Artist Bio  

Emily Mullet is a mixed media artist based in Phoenixville, PA. She received a Bachelor of Arts in Studio Art with an emphasis in Painting and Graphic Design from College of the Ozarks in 2012. Growing up in the Philadelphia area, graffiti and street art have been consistent visual influences for Emily’s entire life. In her work today, she uses the contrast of industrial materials, such as aerosol paints and cement, to create feminine portraits filled with flowers. Emily’s work has been shown in galleries throughout southeastern PA and is featured in multiple print publications. She is also the founder of the PXV Art Mag, a magazine highlighting artists in her local community.

Original Art by Emily Mullet

Artist Statement  

The flowery portraits on concrete are my fourth iteration of the Mind Blooms portraits. This collection was made by pouring cement on wood panels. From there, different papers and paints were continually layered onto the surface and then sanded back down. The figures and flowers from the original Mind Blooms were translated into simplified stencils to create the new portraits.  

For as long as I can remember, I have been fascinated by old abandoned buildings. From the graffiti scrawled across their surfaces to the vines and moss steadily reclaiming them. Spying these structures from the passenger seat was my favorite part of long family car rides. The early influence of these visuals has served a large role in making this collection.

Through creating a body of work that resembles abandoned structures, I am exploring the theme of returning to a version of one’s past self. There is a sense of history with the layers of chipping paint and torn papers. What is left behind is as valuable as what has been torn away. My goal was to visually integrate the opposing themes of endurance and evolution.  

Original Art by Emily Mullet

When did you realize you wanted to pursue art professionally?

I resisted pursuing art professionally for a long time. When I was high school age, I didn’t have any role models of working artists. It felt frivolous and unrealistic to pursue a career in art. I remember wishing I was talented in “normal things” like math and science so I could get a “real job” with benefits. It wasn’t until college that I realized fighting against my strengths took far more energy than leaning into my natural talent. I changed my major to studio art and studied graphic design, painting, and ceramics. Amusingly enough, after college, I ended up with a job designing hand-painted ceramics with benefits and all. High school Emily would have been shocked.  

Whether fellow artist or friend, who has continued to inspire your work?

Although I was utilizing my artistic skillset at my day job, I wasn’t tapping into it for personal artwork. A turning point for that was connecting to my local art community where I met my friend and fellow artist Sarah Detweiler. She became my first real-life artist role model. Sarah exemplified what it looked like to take your own art seriously, submit to shows, and mentor others. When I knew I couldn’t ignore my inner artist anymore, I reached out to Sarah for support and feedback on my art. Over the years, Sarah has consistently inspired my art practice on many levels.  

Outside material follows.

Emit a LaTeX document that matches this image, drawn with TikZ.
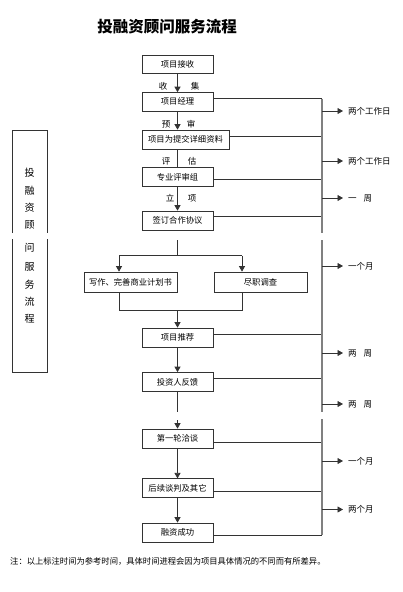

What do you enjoy exploring through your art?

Conceptually, I find myself continually exploring themes of identity, growth, and truth. Florals have been consistent imagery I use to communicate these ideas metaphorically. I often pull symbolism from the Victorian era language of flowers to infuse further meaning into my pieces. It brings me joy to connect my thoughts and weave meaning into my work, even if it’s only for me to know.  

When it comes to art mediums, exploring new materials is a large part of my creative process. In my latest body of work, concrete was my canvas of choice. I was completely enthralled with the challenge of transforming the rough gray surface into a piece of art. My goal was to make the work feel dirty and worn while simultaneously embodying beauty and femininity.  

Looking back, what advice do you wish you could give your younger self?

I would tell myself that nurturing your strengths is so much easier than fighting them. I would also say that when you cultivate who you truly are, your strengths will grow and expand beyond what you could plan.

What is one thing you hope your audience walks away with after experiencing/viewing your work?

When someone encounters my work, I hope they receive the same messages I keep telling myself. That the truest version of you is valuable and worth nurturing.